Forgot to mention that I actually don’t want the full code, just the piece that exhibit the error. So if it’s OK for you to just send this piece, that’s all I need.
I am not sure, I never saw this problem with small meshes; maybe it is because I just run it with single machine. This problem is happened kind of randomly. I doubt it is because of the intel mpi or the net work of my school’s cluster.
I ran your code on 256 processes.
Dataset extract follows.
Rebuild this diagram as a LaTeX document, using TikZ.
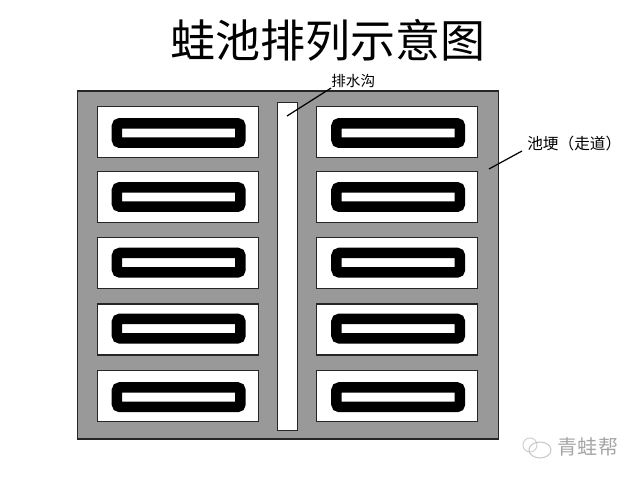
\documentclass[tikz,border=0pt]{standalone}
\usepackage{fontspec}
\setmainfont{Noto Sans CJK SC}
\usetikzlibrary{calc,shapes.geometric}
\definecolor{ridgegray}{gray}{0.6}
\tikzset{
  pond/.style={draw=black!85,fill=white,line width=0.6pt,minimum width=3.22cm,minimum height=1.02cm,inner sep=0pt},
  ring/.style={draw=black,fill=white,line width=0.21cm,rounded corners=0.06cm,minimum width=2.47cm,minimum height=0.39cm,inner sep=0pt},
  leader/.style={draw=black,line width=0.7pt},
  note/.style={font=\fontsize{8.3pt}{10pt}\selectfont,inner sep=0pt}
}
\begin{document}
\begin{tikzpicture}[x=0.02cm,y=-0.02cm]

\useasboundingbox (0,0) rectangle (640,480);

\node[font=\fontsize{25.6pt}{30pt}\selectfont,inner sep=0pt] (title) at (328,40) {蛙池排列示意图};

\node[draw=black!85,fill=ridgegray,line width=1pt,minimum width=8.42cm,minimum height=6.96cm,inner sep=0pt] (field) at (288,265) {};
\node[draw=black!85,fill=white,line width=0.6pt,minimum width=0.41cm,minimum height=6.56cm,inner sep=0pt] (drain) at (287.5,266.5) {};

\foreach \n/\y/\w in {1/131.7/133,2/196.7/197,3/262.8/262.7,4/329.5/328.6,5/396.3/397.2} {
  \node[pond] (l\n) at (177.8,\y) {};
  \node[pond] (r\n) at (397,\y) {};
  \node[ring] (lw\n) at (178.7,\w) {};
  \node[ring] (rw\n) at (398.2,\w) {};
}

\node[note,anchor=west] (a1) at (331,81) {排水沟};
\node[note,anchor=west,font=\fontsize{8.9pt}{10pt}\selectfont] (a2) at (527,144) {池埂（走道）};
\coordinate (b1) at (287,116);
\coordinate (b2) at (489,169);
\coordinate (e2) at (522,151);

\path[leader] (a1.south west) -- (b1);
\path[leader] (e2) -- (b2);

% logo
\node[draw=black!18,line width=0.6pt,circle,minimum size=0.28cm,inner sep=0pt] (c1) at (530,445) {};
\node[draw=black!22,line width=0.6pt,ellipse,minimum width=0.44cm,minimum height=0.32cm,inner sep=0pt] (c2) at (540,450) {};
\node[text=black!35,font=\fontsize{11.4pt}{14pt}\selectfont,inner sep=0pt] (wm) at (588,447) {青蛙帮};

\end{tikzpicture}
\end{document}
It was OK up until line 763
[...]
+++++++++++++++++++++++++++++++++++++++++++++++++++++++++++++
Max of meshsize: is 1.820027e-01 Min of meshsize: is 4.936972e-02
+++++++++++++++++++++++++++++++++++++++++++++++++++++++++++++
R1 = 1.250000e+00, R2 = 5.000000e-01, tref = 2.000000e-01, dext = 1.500000e+00, 2*hmin = 9.873944e-02
betamax = 7.216878e+00, beta = 1.000000e-01
+++++++++++++++++++++++++++++++++++++++++++++++++++++++++++++
1/0 : d d d
current line = 763 mpirank 24 / 256
[...]
Are you at least reaching this point of the script, or do you have an error before that?
No, but I think I know what is happening here, I should solve elasticity equation first, and then run this adjoint, otherwise the inpu FREE_FATAL_ERROR_DEBUG_correct.edp (45.0 KB)
t is wrong ,sorry for this. let me send you another one; and at line 67 “hmincsd = .1” you can change it to “hmincsd = .2 or 0.25 or 0.5” to make the mesh smaller.
+++++++++++++++++++++++++++++++++++++++++++++++++++++++++++++
Max of meshsize: is 1.825596e-01 Min of meshsize: is 4.936972e-02
+++++++++++++++++++++++++++++++++++++++++++++++++++++++++++++
R1 = 9.000000e-01, R2 = 5.000000e-01, tref = 2.000000e-01, dext = 1.080000e+00, 2*hmin = 9.873944e-02
betamax = 5.196152e+00, beta = 1.000000e-01
+++++++++++++++++++++++++++++++++++++++++++++++++++++++++++++
Volume of nonpaded design domain is = 3.243770e+02
KSP final norm of residual 0.0111526
KSP final norm of residual 0.000112754
Solved Adjoint
Yes, I do get the same thing; The problem is like this: in my code I have a loop to do this process; when I am running this code in my school’s cluster, sometimes at some iteration for example 738 or 1141; it is terminated with that issue at that adjoint equation. Then I will rerun this code, this issue is happened randomly. But thank you for the help Prj; I am trying to reinstall the FF with openmpi; but the avil module of my cluster is " openmpi/gcc/64/3.1.6 " , seems too old for FF. at least currently, the intel mpi is the only one I can compile FF over there.
In that case, what you could do is the following. At each iteration, save the state of your script before partitioning. Each iteration, overwrite what was previously written. Then, if the crash occurs at iteration XYZ, we could just restart from there and troubleshoot the issue.